2015-05-27



Risoleta C Pinto Pedro


O meu desacordo ortopédico



Inaugurei a minha época de rebeldia ortográfica.

Tenho vivido num limbo indiferenciado em aguda crise de identidade às voltas com a liberdade.

Passo a explicar:

Enquanto dei aulas, tinha o dever moral de ensinar a aberração aos meus alunos, porque estava numa instituição, havia regras e era meu dever não prejudicar os alunos ocultando-lhes o acordo que eles eram obrigados a conhecer. Assim, fiz das tripas coração e cedi. Tive de ler, aprender, praticar, ensinar. Sem excesso de caretas, para não custar ainda mais. Eles sabiam o que eu pensava, mas procurava suavizar-lhes o processo.

No fundo, o meu trabalho consistia em ensinar-lhes a aplicar uma espécie de aparelho ortopédico a um corpo dele desnecessitado. Era como se uma perna sã tivesse, de repente,de colocar uma prótese, ficando por isso a coxear. Lá fomos andando ao pé-coxinho, umas vezes rindo outras rilhando. Os dentes.

Ora, pela repetição, a gente habitua-se até ao pior veneno. Foi o que aconteceu. Se para muitas palavras ainda tinha de pensar e até respirar fundo como quem se prepara para engolir sapos, outras já iam saindo automaticamente.

É então que decido, quase de um dia para o outro, apesar do desgosto de deixar os alunos, libertar-me da instituição escola.

E nesta nova liberdade sem margens nem fundo fiquei a boiar num magma sem referências ou com excesso delas, onde, escrevendo para diversos contextos como livros, páginas, e outro tipo de publicações e grupos, encontrei uma variedade imensa de posições que vão do "não queremos o acordo" ao "aqui respeitamos o acordo" e eu no meio, como filha de casal desavindo. Resolvi, então, criar no meio do caos, um acordo pessoal, comigo mesma. Para não perder tempo com o que não merecia o meu tempo. Acordei que o que me saísse segundo o acordo não sofreria censura fundamentalista e o que tivesse de ser pensado ou negociado com as minhas entranhas, pura e simplesmente sairia na versão antiga. Ou actual, sei lá. Já não se sabe. Encontrei, com esta negociação comigo mesma, uma relativa paz.

Até que surge a "obrigatoriedade", a data oficial limite (que há quem diga que não é bem assim) para o país usar o acordo que, tal como eu, negociou praticamente consigo mesmo.

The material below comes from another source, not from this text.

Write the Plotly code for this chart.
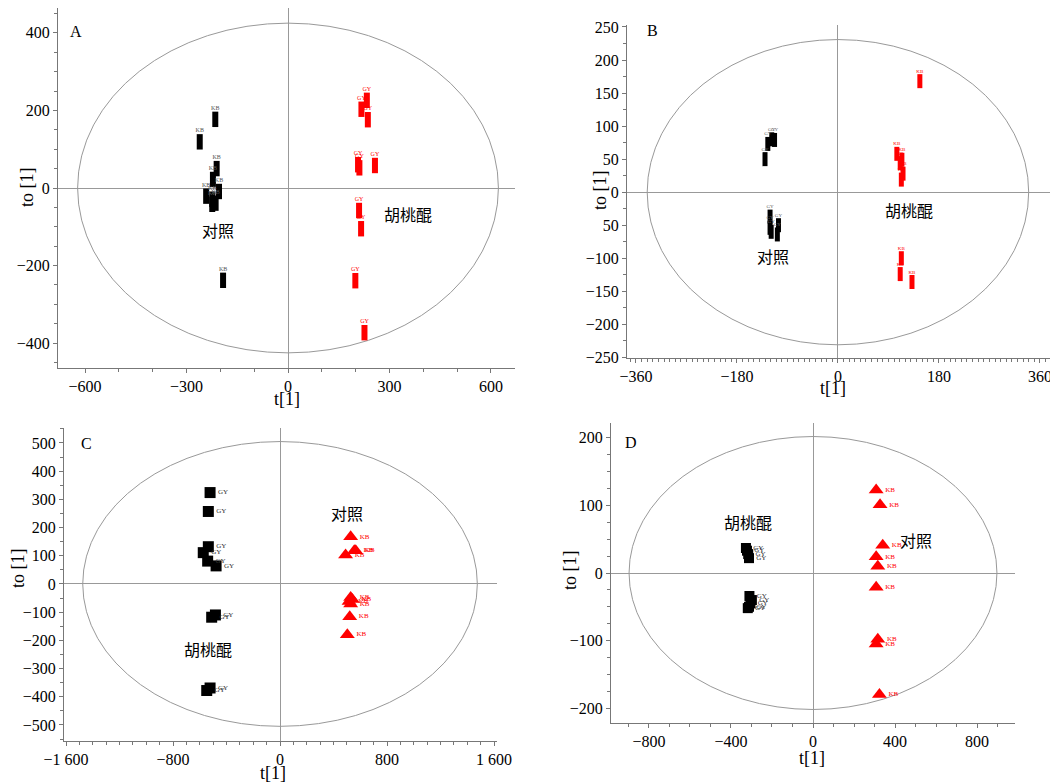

Aqui a coisa fiou mais fino, porque se há coisa de que eu não goste é de ser obrigada. Assim, aqui declaro que a partir de agora passo sobre o acordo e alguma palavra que encontrem segundo a nova regra foi pura distração (esta foi só para servir de exemplo) ou engano. Podem sublinhar como erro. Estou disposta a escrever 5 vezes cada palavra em que me tenha enganado, como fazia quando andava na escola primária. Para que não volte a acontecer.